‘Data center in a box’ could ease virtual computing

Virtualizing software can prove expensive for schools.

Managing a virtual computing environment can be challenging for school technology departments, which traditionally have had to buy separate servers and software and then piece everything together—often with a limited budget and staffing.

Now, a new disruptive technology aims to help schools and other organizations cut costs and streamline the deployment of virtual computing by combining servers, storage, and virtualization in a single box.

The new product, HC3 from Scale Computing, converges all of these elements—servers, storage, and virtualization software—in one stack. Currently in beta testing and expected to be released later this summer, the product reportedly will enable school technology staff to set up and provision multiple virtual machines and assign software, memory, and storage from a single, eRate-eligible device.

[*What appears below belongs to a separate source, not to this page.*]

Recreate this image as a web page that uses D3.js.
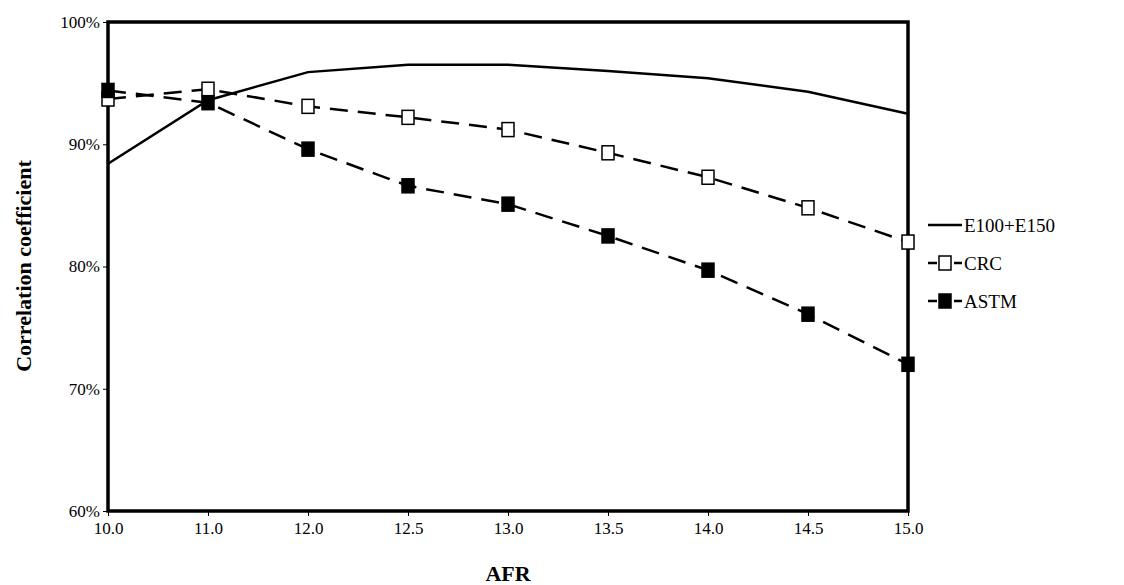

As educators become more dependent on systems such as gradebook software and online assessments, any failure of those systems can cripple a school’s function.

To safeguard against losing important data, school technology departments often set up multiple server systems so that if one server fails, all the information it contains will move over to another server.

But more data requires more servers, and more servers come with increased maintenance needs.

If schools need additional horsepower to run more virtual systems, they can add another HC3 node into the cluster without breaking the sense of managing a single-server system.

By using an average cluster size of four to eight nodes for about 50 to 100 virtual machines, schools can ensure their applications run faster and host more applications.

Even if any server fails, information on the server will move to other parts of the system without requiring manual maintenance, Scale Computing claims.

“Instead of adding more virtualization servers, [if] I don’t have capacity in my HC3 cluster, I just add another node. I don’t have another set of hardware that I’ve got to monitor,” said Brian Beck, chief technology officer for the Greater Educational Opportunities Foundation charter schools in Indianapolis and another beta tester.

Ordinarily, schools must purchase multiple servers, storage devices, and virtualization software separately. But because each HC3 node contains all of these components in a single device, schools can see savings of 50 percent or more, depending on the size of the deployment, Scale Computing says.

A basic four-node cluster, with three years of 24-7 customer support, virtualization software licensing, and replication capabilities, would cost around $30,000. Buying those parts piece by piece could cost about $75,000, said Jeff Ready, CEO of Scale Computing.

With the HC3 system, “you’ve collapsed the architecture, and you get something more resilient and more portable. So if something fails, you’re not adding another box,” said Jefferson Davis, technology and information systems manager for Standard School District in Bakersfield, Calif., and a beta tester for the product.

He noted that schools not only save money because they don’t need to buy as many components, but “on top of it, the ease of management of that deployment goes up by orders of magnitude.”

Because HC3 runs multiple servers but only requires the administration responsibilities of a single-server network, “you don’t need to hire people; you don’t need to take classes; you don’t need to become an expert in virtualization technology, storage subsystems, and clustering,” Ready said. “You just stick to IT fundamentals that any administrator knows how to do.”

From the main user interface, an IT administrator can see an overview of all the nodes in the school’s cluster. By clicking on a single node, he or she can see more detailed information about which applications that node is running and how much memory it is using.

As Scale Computing CTO Jason Collier demonstrated in an online presentation, installing and provisioning a virtual server can take under ten minutes. The newly created server goes on whichever node in the cluster has the most available RAM.

The administrator also can rearrange which applications go into which particular storage pools in the cluster.

Using the HC3 cluster “hasn’t required a huge knowledge upgrade for myself and my staff,” Beck said. “Monitoring the server is basically just an extension of the interface we’re already using.”

He added: “Normally we would log into the [storage area network] just to manage the SAN, but now I can manage the SAN or manage the virtual server. I don’t have to launch a different tool or go to a different interface.”

Now that managing his schools’ virtual infrastructure is much simpler, Beck said he and his staff can increase the amount of support they give to users, because the time it takes to manage the system has been halved.

In a standard scenario, it could take several days for a school to set up virtualization infrastructure. But to deploy an HC3 cluster, schools merely need to stack the devices on a server rack and configure an individual IP address for each node.

“Within 15 minutes of getting them racked and stacked and configured, you’re copying data on there, so you can actually start creating virtual machines,” said Collier.

Davis noted that although everyone wants to improve technology in schools, “the question is, how do we get there? How do we afford it? And how do we sustain it once we buy it? It’s kind of like nailing Jell-O to the wall.”

But with HC3, “I really believe in the technology,” he said. “It makes the architecture—for storage, for virtualization—much simpler than … what everyone else is doing.”